Coating structure is one of the important factors determining pigment coated paper quality including printability. The structure is influenced by the type or composition of pigment, binder, and additives. Even though the pigment and binder determine the structure of the coating layer most significantly, a small amount of additives can also influence the structure. In this study, cellulose nanofibrils (CNF) were used as an additive of the coating color. CNF was selected as an additive because it is a potential material to thicken the coating color. The effect of CNF on the coating color and coating layer was suggested compared to carboxymethyl cellulose (CMC) that has been used as a traditional thickener. Initially, the rheological properties of the coating color were investigated to understand the effect of CNF on the microstructure of the coating color. Drying kinetics was evaluated using the multispeckle-diffusing wave spectroscopy (MS-DWS) technique to suggest structure formation in the coating layer.
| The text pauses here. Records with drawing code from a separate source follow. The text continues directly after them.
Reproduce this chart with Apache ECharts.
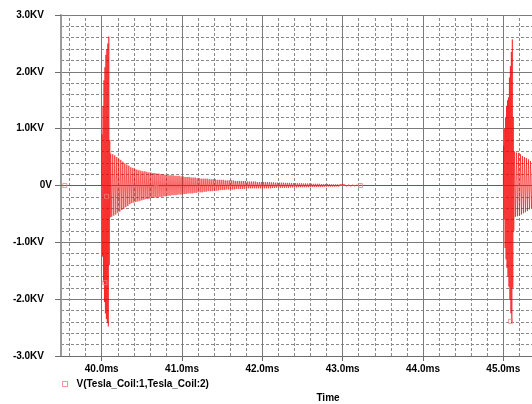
<!DOCTYPE html>
<html><head><meta charset="utf-8">
<script src="https://cdn.jsdelivr.net/npm/echarts@6/dist/echarts.min.js"></script>
<style>html,body{margin:0;padding:0;background:#fff}#c{width:532px;height:404px}</style>
</head><body><div id="c"></div>
<script>
// ---- data (time in ms, voltage in KV) ----
const seriesName = 'V(Tesla_Coil:1,Tesla_Coil:2)';
const axisTitle = 'Time';
const xRangeMs = [39.493, 45.357];
const yRangeKV = [-3, 3];
const xMajorMs = [40, 41, 42, 43, 44, 45];
const xMinorMs = [39.6, 39.8, 40.2, 40.4, 40.6, 40.8, 41.2, 41.4, 41.6, 41.8, 42.2, 42.4, 42.6, 42.8,
  43.2, 43.4, 43.6, 43.8, 44.2, 44.4, 44.6, 44.8, 45.2];
const leadIn = [[39.493, 0], [40.000, 0]];
const burst1Spike = [
  [40.004, 0.90], [40.010, -1.25], [40.016, 1.40], [40.022, -1.70], [40.028, 1.85], [40.034, -2.05],
  [40.040, 2.08], [40.046, -2.25], [40.052, 2.30], [40.058, -2.35], [40.064, 2.40], [40.070, -2.42],
  [40.076, 2.50], [40.082, -2.48], [40.088, 2.62], [40.094, -1.40], [40.100, 0.80], [40.106, -0.56]
];
const burst1Ring = [
  [40.1125, 0.56], [40.125, -0.55], [40.1375, 0.55], [40.150, -0.53], [40.1625, 0.53], [40.175, -0.51],
  [40.1875, 0.50], [40.200, -0.48], [40.2125, 0.47], [40.225, -0.46], [40.2375, 0.45], [40.250, -0.43],
  [40.2625, 0.42], [40.275, -0.41], [40.2875, 0.39], [40.300, -0.38], [40.3125, 0.37], [40.325, -0.36],
  [40.3375, 0.35], [40.350, -0.33], [40.3625, 0.32], [40.375, -0.31], [40.3875, 0.31], [40.400, -0.30],
  [40.4125, 0.29], [40.425, -0.29], [40.4375, 0.28], [40.450, -0.28], [40.4625, 0.27], [40.475, -0.27],
  [40.4875, 0.26], [40.500, -0.26], [40.5125, 0.25], [40.525, -0.25], [40.5375, 0.25], [40.550, -0.24],
  [40.5625, 0.24], [40.575, -0.24], [40.5875, 0.23], [40.600, -0.23], [40.6125, 0.23], [40.625, -0.22],
  [40.6375, 0.22], [40.650, -0.22], [40.6625, 0.22], [40.675, -0.21], [40.6875, 0.21], [40.700, -0.21],
  [40.7125, 0.21], [40.725, -0.20], [40.7375, 0.20], [40.750, -0.20], [40.7625, 0.20], [40.775, -0.19],
  [40.7875, 0.19], [40.800, -0.19], [40.8125, 0.19], [40.825, -0.18], [40.8375, 0.18], [40.850, -0.18],
  [40.8625, 0.18], [40.875, -0.17], [40.8875, 0.18], [40.900, -0.17], [40.9125, 0.17], [40.925, -0.17],
  [40.9375, 0.17], [40.950, -0.16], [40.9625, 0.17], [40.975, -0.16], [40.9875, 0.16], [41.000, -0.16],
  [41.0125, 0.16], [41.025, -0.15], [41.0375, 0.15], [41.050, -0.15], [41.0625, 0.15], [41.075, -0.14],
  [41.0875, 0.15], [41.100, -0.14], [41.1125, 0.14], [41.125, -0.14], [41.1375, 0.14], [41.150, -0.13],
  [41.1625, 0.14], [41.175, -0.13], [41.1875, 0.13], [41.200, -0.12], [41.2125, 0.13], [41.225, -0.12],
  [41.2375, 0.12], [41.250, -0.12], [41.2625, 0.12], [41.275, -0.11], [41.2875, 0.12], [41.300, -0.11],
  [41.3125, 0.12], [41.325, -0.10], [41.3375, 0.11], [41.350, -0.10], [41.3625, 0.11], [41.375, -0.10],
  [41.3875, 0.11], [41.400, -0.09], [41.4125, 0.11], [41.425, -0.09], [41.4375, 0.10], [41.450, -0.09],
  [41.4625, 0.10], [41.475, -0.08], [41.4875, 0.10], [41.500, -0.08], [41.5125, 0.10], [41.525, -0.08],
  [41.5375, 0.09], [41.550, -0.07], [41.5625, 0.09], [41.575, -0.07], [41.5875, 0.09], [41.600, -0.07],
  [41.6125, 0.09], [41.625, -0.07], [41.6375, 0.09], [41.650, -0.07], [41.6625, 0.08], [41.675, -0.06],
  [41.6875, 0.08], [41.700, -0.06], [41.7125, 0.08], [41.725, -0.06], [41.7375, 0.08], [41.750, -0.06],
  [41.7625, 0.08], [41.775, -0.06], [41.7875, 0.08], [41.800, -0.05], [41.8125, 0.07], [41.825, -0.05],
  [41.8375, 0.07], [41.850, -0.05], [41.8625, 0.07], [41.875, -0.05], [41.8875, 0.07], [41.900, -0.05],
  [41.9125, 0.07], [41.925, -0.05], [41.9375, 0.06], [41.950, -0.05], [41.9625, 0.06], [41.975, -0.05],
  [41.9875, 0.06], [42.000, -0.05]
];
const burst1Tail = [
  [42.0125, 0.06], [42.025, -0.05], [42.0375, 0.06], [42.050, -0.05], [42.0625, 0.06], [42.075, -0.05],
  [42.0875, 0.06], [42.100, -0.05], [42.1125, 0.055], [42.125, -0.045], [42.1375, 0.055], [42.150, -0.045],
  [42.1625, 0.05], [42.175, -0.04], [42.1875, 0.05], [42.200, -0.04], [42.2125, 0.05], [42.225, -0.04],
  [42.2375, 0.05], [42.250, -0.04], [42.2625, 0.05], [42.275, -0.04], [42.2875, 0.045], [42.300, -0.04],
  [42.3125, 0.045], [42.325, -0.04], [42.3375, 0.045], [42.350, -0.035], [42.3625, 0.045], [42.375, -0.035],
  [42.3875, 0.04], [42.400, -0.035], [42.4125, 0.04], [42.425, -0.035], [42.4375, 0.04], [42.450, -0.03],
  [42.4625, 0.04], [42.475, -0.03], [42.4875, 0.04], [42.500, -0.03], [42.5125, 0.035], [42.525, -0.03],
  [42.5375, 0.035], [42.550, -0.03], [42.5625, 0.035], [42.575, -0.03], [42.5875, 0.035], [42.600, -0.03],
  [42.6125, 0.03], [42.625, -0.025], [42.6375, 0.03], [42.650, -0.025], [42.6625, 0.03], [42.675, -0.025],
  [42.6875, 0.03], [42.700, -0.025], [42.7125, 0.03], [42.725, -0.025], [42.7375, 0.025], [42.750, -0.025],
  [42.7625, 0.025], [42.775, -0.02], [42.7875, 0.025], [42.800, -0.02], [42.8125, 0.025], [42.825, -0.02],
  [42.8375, 0.025], [42.850, -0.02], [42.8625, 0.02], [42.875, -0.02], [42.8875, 0.02], [42.900, -0.02],
  [42.9125, 0.02], [42.925, -0.018], [42.9375, 0.02], [42.950, -0.018], [42.9625, 0.018], [42.975, -0.016],
  [42.9875, 0.018], [43.000, -0.016],
  [43.025, 0.015], [43.050, -0.013], [43.075, 0.013], [43.100, -0.011], [43.125, 0.01], [43.150, -0.009],
  [43.175, 0.008], [43.200, -0.007], [43.225, 0.006], [43.250, -0.004], [43.275, 0.003], [43.300, 0]
];
const burst2 = [
  [45.000, 0], [45.004, 0.70], [45.010, -0.60], [45.016, 1.00], [45.022, -1.10], [45.028, 1.20],
  [45.034, -1.30], [45.040, 1.40], [45.046, -1.45], [45.052, 1.50], [45.058, -1.60], [45.064, 1.55],
  [45.070, -1.78], [45.076, 1.90], [45.082, -2.00], [45.088, 2.10], [45.094, -2.25], [45.100, 2.35],
  [45.106, -2.42], [45.112, 2.57], [45.118, -1.80], [45.124, 1.20], [45.130, -0.80], [45.1375, 0.60],
  [45.150, -0.55], [45.1625, 0.58], [45.175, -0.54], [45.1875, 0.57], [45.200, -0.53], [45.2125, 0.55],
  [45.225, -0.51], [45.2375, 0.52], [45.250, -0.49], [45.2625, 0.50], [45.275, -0.47], [45.2875, 0.48],
  [45.300, -0.45], [45.3125, 0.46], [45.325, -0.42], [45.3375, 0.43], [45.350, -0.40], [45.3625, 0.40]
];
const markerPoints = [[39.54, 0], [40.04, -1.71], [40.06, -0.19], [40.68, -0.04], [43.22, 0], [45.09, -2.39]];

// ---- chart ----
const trace = leadIn.concat(burst1Spike, burst1Ring, burst1Tail, burst2);
const FONT = "'Liberation Sans', Arial, sans-serif";
const majorColor = '#7a7a7a';
const minorColor = '#8a8a8a';
const gridLines = xMajorMs.map(v => ({ xAxis: v, lineStyle: { type: 'solid', color: majorColor, width: 1 } }))
  .concat(xMinorMs.map(v => ({ xAxis: v, lineStyle: { type: [3, 2], color: minorColor, width: 1 } })));

const chart = echarts.init(document.getElementById('c'), null, { renderer: 'canvas' });
chart.setOption({
  animation: false,
  backgroundColor: '#ffffff',
  grid: { left: 61, top: 15, right: 0, bottom: 48, containLabel: false, outerBoundsMode: 'none' },
  legend: {
    left: 62, top: 379, padding: 0, itemWidth: 5, itemHeight: 5, selectedMode: false,
    data: [{ name: seriesName, icon: 'rect', itemStyle: { color: '#ffffff', borderColor: '#f07a7a', borderWidth: 1 } }],
    textStyle: { fontFamily: FONT, fontSize: 10, fontWeight: 'bold', color: '#000', padding: [0, 0, 0, 4] }
  },
  graphic: [{
    type: 'text', x: 328, y: 398,
    style: { text: axisTitle, textAlign: 'center', textVerticalAlign: 'middle', font: 'bold 10px ' + FONT, fill: '#000' }
  }],
  xAxis: {
    type: 'value', min: xRangeMs[0], max: xRangeMs[1],
    axisLine: { show: true, onZero: false, lineStyle: { color: '#6e6e6e', width: 1 } },
    axisTick: { show: true, inside: false, length: 5, customValues: xMajorMs, lineStyle: { color: '#6e6e6e' } },
    axisLabel: {
      customValues: xMajorMs, margin: 8, color: '#000', fontFamily: FONT, fontSize: 10, fontWeight: 'bold',
      formatter: v => (Math.abs(v - Math.round(v)) < 1e-6 ? v.toFixed(1) + 'ms' : '')
    },
    splitLine: { show: false }
  },
  yAxis: {
    type: 'value', min: yRangeKV[0], max: yRangeKV[1], interval: 1,
    axisLine: { show: true, onZero: false, lineStyle: { color: '#9a9a9a', width: 2 } },
    axisTick: { show: true, inside: false, length: 6, lineStyle: { color: '#6e6e6e' } },
    axisLabel: {
      margin: 9, color: '#000', fontFamily: FONT, fontSize: 10, fontWeight: 'bold',
      formatter: v => (v === 0 ? '0V' : '{k|' + v.toFixed(1) + 'KV}'),
      rich: { k: { fontFamily: FONT, fontSize: 10, fontWeight: 'bold', color: '#000', padding: [0, 8, 0, 0] } }
    },
    splitLine: { show: true, lineStyle: { color: majorColor, width: 1, type: 'solid' } },
    minorTick: { show: false, splitNumber: 5 },
    minorSplitLine: { show: true, lineStyle: { color: minorColor, width: 1, type: [3, 2] } }
  },
  series: [
    {
      name: seriesName, type: 'scatter', data: markerPoints, z: 8,
      symbol: 'rect', symbolSize: 4,
      itemStyle: { color: 'rgba(255,255,255,0)', borderColor: '#f08080', borderWidth: 1 }, silent: true
    },
    {
      name: seriesName, type: 'line', data: trace, z: 6, showSymbol: false, symbol: 'none',
      sampling: false, smooth: false, clip: true, silent: true,
      lineStyle: { color: 'rgba(245,0,0,0.6)', width: 1 }, itemStyle: { color: '#f07a7a' }
    },
    {
      name: 'gridHelper', type: 'line', data: [[xRangeMs[0], 0]], z: 1, showSymbol: false, symbol: 'none',
      lineStyle: { width: 0, opacity: 0 }, silent: true,
      markLine: { silent: true, z: 1, symbol: ['none', 'none'], label: { show: false }, animation: false, data: gridLines }
    }
  ]
});
</script></body></html>
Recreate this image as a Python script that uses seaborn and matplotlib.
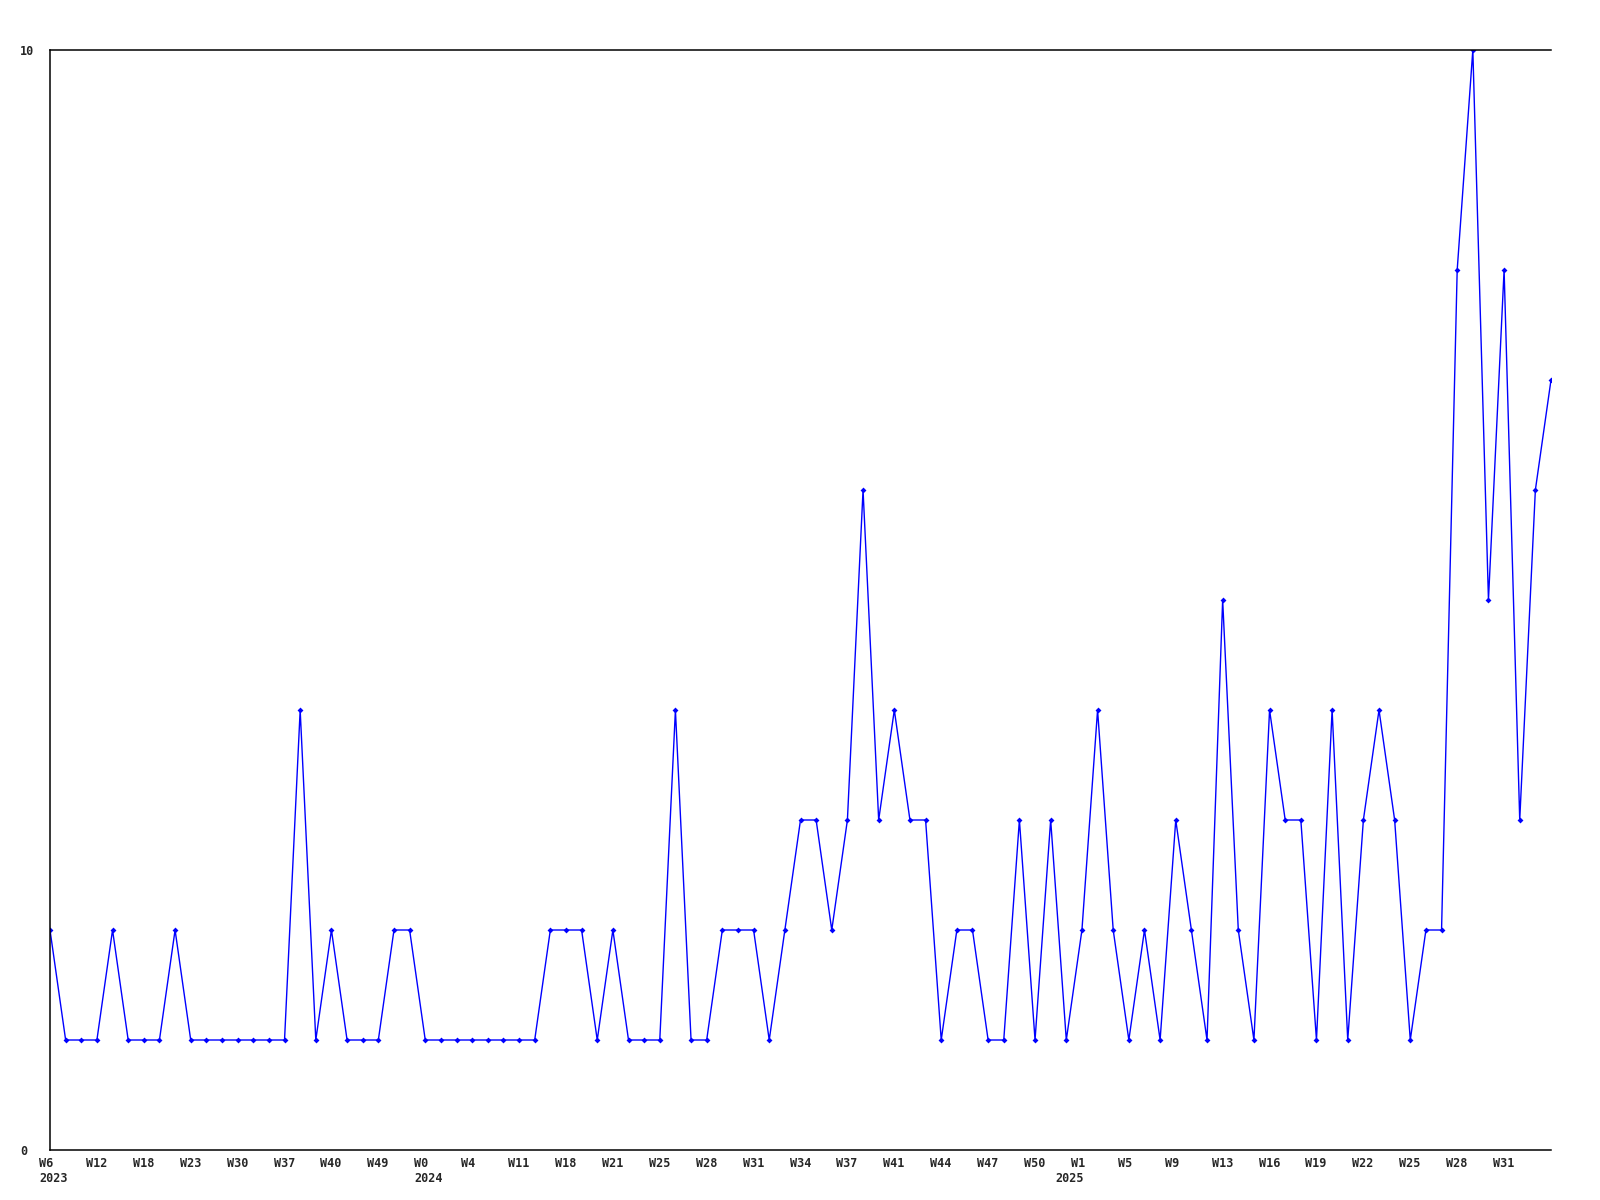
import matplotlib
matplotlib.use("Agg")
import matplotlib.pyplot as plt
import matplotlib.transforms as mtransforms
import seaborn as sns
import pandas as pd

values = [2, 1, 1, 1, 2, 1, 1, 1, 2, 1, 1, 1, 1, 1, 1, 1, 4, 1, 2, 1,
          1, 1, 2, 2, 1, 1, 1, 1, 1, 1, 1, 1, 2, 2, 2, 1, 2, 1, 1, 1,
          4, 1, 1, 2, 2, 2, 1, 2, 3, 3, 2, 3, 6, 3, 4, 3, 3, 1, 2, 2,
          1, 1, 3, 1, 3, 1, 2, 4, 2, 1, 2, 1, 3, 2, 1, 5, 2, 1, 4, 3,
          3, 1, 4, 1, 3, 4, 3, 1, 2, 2, 8, 10, 5, 8, 3, 6, 7]

tick_labels = ["W6", "W12", "W18", "W23", "W30", "W37", "W40", "W49",
               "W0", "W4", "W11", "W18", "W21", "W25", "W28", "W31",
               "W34", "W37", "W41", "W44", "W47", "W50", "W1", "W5",
               "W9", "W13", "W16", "W19", "W22", "W25", "W28", "W31"]
tick_step = 3
year_labels = ["2023", "2024", "2025"]
year_positions = [0, 24, 66]
year_align = ["left", "left", "right"]

df = pd.DataFrame({"idx": range(len(values)), "value": values})

sns.set_theme(style="white")
plt.rcParams["font.family"] = ["DejaVu Sans Mono"]

fig = plt.figure(figsize=(16, 12), dpi=100)
ax = fig.add_axes([50 / 1600, 50 / 1200, (1551 - 50) / 1600, 1100 / 1200])

sns.lineplot(data=df, x="idx", y="value", ax=ax, color="#0000ff", linewidth=1.0,
             marker="D", markersize=3, markeredgewidth=0)

ax.set_xlim(0, len(values) - 1)
ax.set_ylim(0, 10)
tick_pos = [i * tick_step for i in range(len(tick_labels))]
ax.set_xticks(tick_pos)
ax.set_xticklabels([])
ax.set_yticks([0, 10])
ax.set_yticklabels(["0", "10"], fontsize=8.5, fontweight="bold", ha="left")
ax.tick_params(axis="x", length=0)
ax.tick_params(axis="y", length=0, pad=21.5)
ax.set_xlabel("")
ax.set_ylabel("")

trans = mtransforms.blended_transform_factory(ax.transData, ax.transAxes)
# week labels (left-aligned, starting a little left of each tick)
for pos, lab in zip(tick_pos, tick_labels):
    ax.text(pos, 0, lab,
            transform=trans + mtransforms.ScaledTranslation(-11 / 100, -0.07, fig.dpi_scale_trans),
            ha="left", va="top", fontsize=8.5, fontweight="bold")
# year labels on a second line under the week labels
for lab, pos, al in zip(year_labels, year_positions, year_align):
    off = -11 if al == "left" else 2
    ax.text(pos, 0, lab,
            transform=trans + mtransforms.ScaledTranslation(off / 100, -0.215, fig.dpi_scale_trans),
            ha=al, va="top", fontsize=8.5, fontweight="bold")

for side in ["left", "bottom", "top"]:
    ax.spines[side].set_visible(True)
    ax.spines[side].set_color("black")
    ax.spines[side].set_linewidth(1.1)
ax.spines["right"].set_visible(False)
ax.grid(False)

fig.savefig("out.png", dpi=100)
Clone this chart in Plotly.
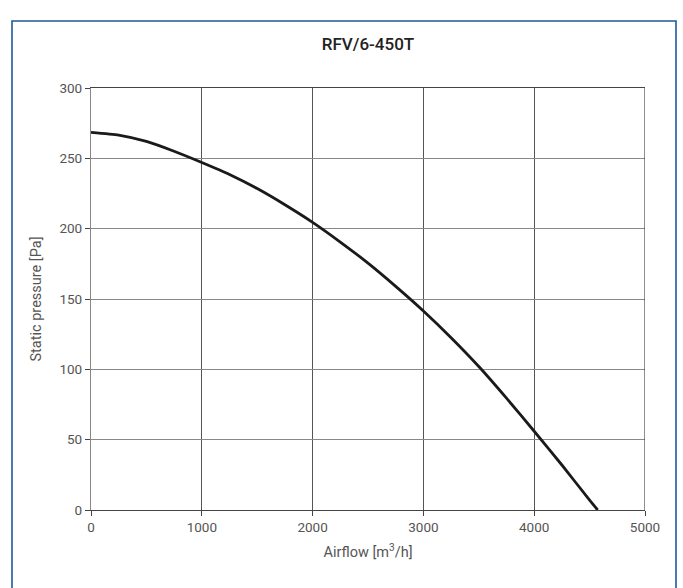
import plotly.graph_objects as go

title_text = "RFV/6-450T"
x_title = "Airflow [m<sup>3</sup>/h]"
y_title = "Static pressure [Pa]"

airflow = [0, 250, 500, 750, 1000, 1250, 1500, 1750, 2000, 2250, 2500, 2750,
           3000, 3250, 3500, 3750, 4000, 4250, 4500, 4573]
pressure = [268.5, 266.5, 262, 255, 247, 238.5, 228.5, 217, 204.5, 190.5, 175.5, 159,
            141.5, 122.5, 102, 79.5, 56, 32, 7, 0]

x_ticks = [0, 1000, 2000, 3000, 4000, 5000]
y_ticks = [0, 50, 100, 150, 200, 250, 300]

W, H = 683, 588
L, R, T, B = 91, 38, 88, 78
pw, ph = W - L - R, H - T - B

fig = go.Figure()
fig.add_trace(go.Scatter(x=airflow, y=pressure, mode="lines",
                         line=dict(color="#1a1a1a", width=2.8, shape="spline", smoothing=0.5),
                         hoverinfo="x+y", showlegend=False))

font_family = "Roboto, 'DejaVu Sans', sans-serif"
fig.update_layout(
    width=W, height=H,
    margin=dict(l=L, r=R, t=T, b=B),
    paper_bgcolor="white", plot_bgcolor="white",
    font=dict(family=font_family, color="#555", size=13.5),
    title=dict(text=title_text, x=0.5, xref="paper", xanchor="center",
               y=1 - 44 / H, yanchor="middle",
               font=dict(size=17, color="#222", family=font_family, weight=500)),
    xaxis=dict(range=[0, 5000], tickvals=x_ticks, showgrid=True, gridcolor="#555",
               gridwidth=1, showline=True, linecolor="#444", linewidth=1.2, mirror=True,
               ticks="outside", ticklen=5, tickcolor="#444", zeroline=False,
               title=dict(text=x_title, standoff=12, font=dict(size=14.5, color="#555")),
               tickfont=dict(size=13.5, color="#555")),
    yaxis=dict(range=[0, 300], tickvals=y_ticks, showgrid=True, gridcolor="#888",
               gridwidth=1, showline=True, linecolor="#888", linewidth=1.2, mirror=False,
               ticks="outside", ticklen=5, tickcolor="#444", zeroline=False,
               title=dict(text=y_title, standoff=14, font=dict(size=14.5, color="#555")),
               tickfont=dict(size=13.5, color="#555")),
    shapes=[
        dict(type="line", xref="x", yref="y", x0=5000, x1=5000, y0=0, y1=300,
             line=dict(color="#444", width=1.2), layer="above"),
        dict(type="rect", xref="paper", yref="paper",
             x0=(12 - L) / pw, x1=(676 - L) / pw,
             y0=(H - T - 610) / ph, y1=(H - T - 11) / ph,
             line=dict(color="#1f5a99", width=1.6), fillcolor="rgba(0,0,0,0)",
             layer="above"),
    ],
)

fig.write_html("out.html", config={"displayModeBar": False},
               post_script="document.body.style.margin='0';document.body.style.overflow='hidden';")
Stress development was evaluated to investigate the effect of CNF on shrinkage of the coating layer. In addition, surface characteristics of the coating containing CNF were evaluated. Finally, CNF was applied to coated paper to investigate the change of in the optical, structural, and absorption properties of the coated paper.

CNF coating showed lower elastic behavior than CMC coating because there was no interaction between the particles in the coating color containing CNF. The microstructure of the coating color influenced the drying process. The particles in the CNF coating color moved freely because CNF did not form a structural network and increase the viscosity of the aqueous phase. The movement of the coating components, however, was greatly restricted by CMC because it created a network structure and increased the viscosity of the aqueous phase. CNF made the coating layer porous in a different manner than CMC. The voluminous characteristics of CNF made the coating layer porous.

CNF coating showed different stress development behavior compared to CMC. The drying stress of the coating layer increased with the addition of CMC because of the loosely packed structure of CMC coating, which increased the total shrinkage of the coating layer after the solidification point and the shrinkage of the precipitated CMC during drying. The stress of the CNF coating, however, was lower than that of the CMC coating because of the less structured CNF coating and the low shrinkage characteristics of cellulose. The CNF coating showed much lower gloss than the CMC coating due to its water absorbing characteristics. The swollen CNF caused a rough surface because the shrinkage of CNF proceeded until the end of the drying process.

The CNF coating gave lower coated paper gloss than that of the CMC coating due to non-uniform shrinkage, which came from the gel-like structure of CNF. To improve the gloss of the coated paper, the coated paper was made with a low coat weight and under high shear rate. The gloss and roughness of the coated paper were similar for the CNF and CMC coatings. In addition, the surface defects in the coated paper diminished. The CNF coating greatly improved ink absorption compared to CMC coating in the ink absorption test and the modified Vandercook press test by forming a porous coating layer due to its low shrinkage characteristics. The small amount of CNF addition can promote the absorption rate and uniformity of coated paper without changing the material properties.